| AIM OF THE TASK |
Skip all pictures, then copy the lines from the start of the data through the line with "labelOffsets = [[73,-14],[-86,79],[-60,-16],[-35,-12],[1,-22]];", keeping both ends.
------
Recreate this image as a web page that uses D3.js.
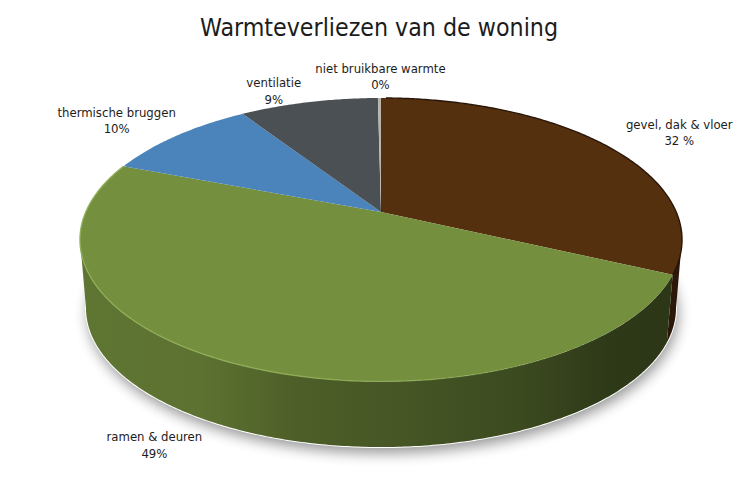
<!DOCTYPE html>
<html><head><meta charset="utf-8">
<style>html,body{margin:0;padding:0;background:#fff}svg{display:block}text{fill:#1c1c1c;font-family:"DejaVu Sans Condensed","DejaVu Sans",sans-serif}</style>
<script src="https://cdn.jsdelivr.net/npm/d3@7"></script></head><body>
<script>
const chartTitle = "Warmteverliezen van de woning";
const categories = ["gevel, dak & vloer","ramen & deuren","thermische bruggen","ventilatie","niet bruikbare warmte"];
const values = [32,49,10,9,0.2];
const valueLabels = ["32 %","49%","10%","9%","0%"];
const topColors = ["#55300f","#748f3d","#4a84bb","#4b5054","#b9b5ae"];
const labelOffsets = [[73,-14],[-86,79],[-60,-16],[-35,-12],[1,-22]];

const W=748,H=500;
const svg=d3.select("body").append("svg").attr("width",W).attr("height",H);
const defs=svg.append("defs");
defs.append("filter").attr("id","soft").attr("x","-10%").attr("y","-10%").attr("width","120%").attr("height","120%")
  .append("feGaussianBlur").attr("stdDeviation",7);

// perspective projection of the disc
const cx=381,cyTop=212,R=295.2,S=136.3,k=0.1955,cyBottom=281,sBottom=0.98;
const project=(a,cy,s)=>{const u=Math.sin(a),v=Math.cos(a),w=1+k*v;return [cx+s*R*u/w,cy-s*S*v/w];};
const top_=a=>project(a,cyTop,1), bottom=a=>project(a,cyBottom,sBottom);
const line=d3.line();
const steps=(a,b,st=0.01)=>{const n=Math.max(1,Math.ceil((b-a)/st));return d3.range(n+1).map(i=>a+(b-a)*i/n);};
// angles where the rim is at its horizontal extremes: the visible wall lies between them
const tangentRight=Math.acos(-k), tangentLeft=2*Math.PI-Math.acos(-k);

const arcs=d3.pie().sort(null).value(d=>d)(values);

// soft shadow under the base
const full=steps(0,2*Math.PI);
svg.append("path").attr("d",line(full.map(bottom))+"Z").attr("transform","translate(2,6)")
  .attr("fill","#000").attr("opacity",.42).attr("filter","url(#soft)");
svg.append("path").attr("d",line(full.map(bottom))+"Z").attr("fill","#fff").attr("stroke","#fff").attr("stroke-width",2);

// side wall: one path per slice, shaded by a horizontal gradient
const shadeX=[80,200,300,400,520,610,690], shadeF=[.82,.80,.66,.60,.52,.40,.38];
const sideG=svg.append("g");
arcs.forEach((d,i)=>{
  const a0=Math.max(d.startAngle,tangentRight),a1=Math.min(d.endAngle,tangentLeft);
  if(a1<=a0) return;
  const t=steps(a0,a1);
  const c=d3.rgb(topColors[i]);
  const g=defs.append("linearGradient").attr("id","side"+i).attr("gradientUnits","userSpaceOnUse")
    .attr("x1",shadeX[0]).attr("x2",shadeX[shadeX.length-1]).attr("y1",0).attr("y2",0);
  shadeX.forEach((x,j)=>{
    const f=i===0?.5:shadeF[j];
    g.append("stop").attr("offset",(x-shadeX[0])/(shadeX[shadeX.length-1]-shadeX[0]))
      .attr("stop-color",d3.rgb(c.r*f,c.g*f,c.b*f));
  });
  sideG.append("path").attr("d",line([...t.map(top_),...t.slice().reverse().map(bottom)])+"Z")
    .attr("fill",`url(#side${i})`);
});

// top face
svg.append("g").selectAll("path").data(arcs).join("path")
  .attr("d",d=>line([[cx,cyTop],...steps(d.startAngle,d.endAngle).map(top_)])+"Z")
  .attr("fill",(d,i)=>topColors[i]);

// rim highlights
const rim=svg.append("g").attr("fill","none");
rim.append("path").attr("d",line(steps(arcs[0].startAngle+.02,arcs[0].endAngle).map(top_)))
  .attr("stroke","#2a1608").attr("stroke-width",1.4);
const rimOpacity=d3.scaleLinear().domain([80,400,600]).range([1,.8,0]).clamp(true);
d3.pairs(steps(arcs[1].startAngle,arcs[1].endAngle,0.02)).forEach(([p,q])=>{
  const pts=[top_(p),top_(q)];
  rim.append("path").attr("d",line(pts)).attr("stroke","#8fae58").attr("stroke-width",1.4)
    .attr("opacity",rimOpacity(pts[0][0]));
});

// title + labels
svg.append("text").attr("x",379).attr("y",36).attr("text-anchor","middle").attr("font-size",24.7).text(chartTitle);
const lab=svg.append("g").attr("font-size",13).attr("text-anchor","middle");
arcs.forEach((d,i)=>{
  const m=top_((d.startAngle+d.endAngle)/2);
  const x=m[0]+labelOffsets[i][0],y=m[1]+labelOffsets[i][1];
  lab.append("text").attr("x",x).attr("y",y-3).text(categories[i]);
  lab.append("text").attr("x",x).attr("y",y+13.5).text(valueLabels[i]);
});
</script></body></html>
------
| RESPONSE TO THE TASK |
Recreate this image as a web page that uses D3.js.
<!DOCTYPE html>
<html><head><meta charset="utf-8">
<style>html,body{margin:0;padding:0;background:#fff}svg{display:block}text{fill:#1c1c1c;font-family:"DejaVu Sans Condensed","DejaVu Sans",sans-serif}</style>
<script src="https://cdn.jsdelivr.net/npm/d3@7"></script></head><body>
<script>
const chartTitle = "Warmteverliezen van de woning";
const categories = ["gevel, dak & vloer","ramen & deuren","thermische bruggen","ventilatie","niet bruikbare warmte"];
const values = [32,49,10,9,0.2];
const valueLabels = ["32 %","49%","10%","9%","0%"];
const topColors = ["#55300f","#748f3d","#4a84bb","#4b5054","#b9b5ae"];
const labelOffsets = [[73,-14],[-86,79],[-60,-16],[-35,-12],[1,-22]];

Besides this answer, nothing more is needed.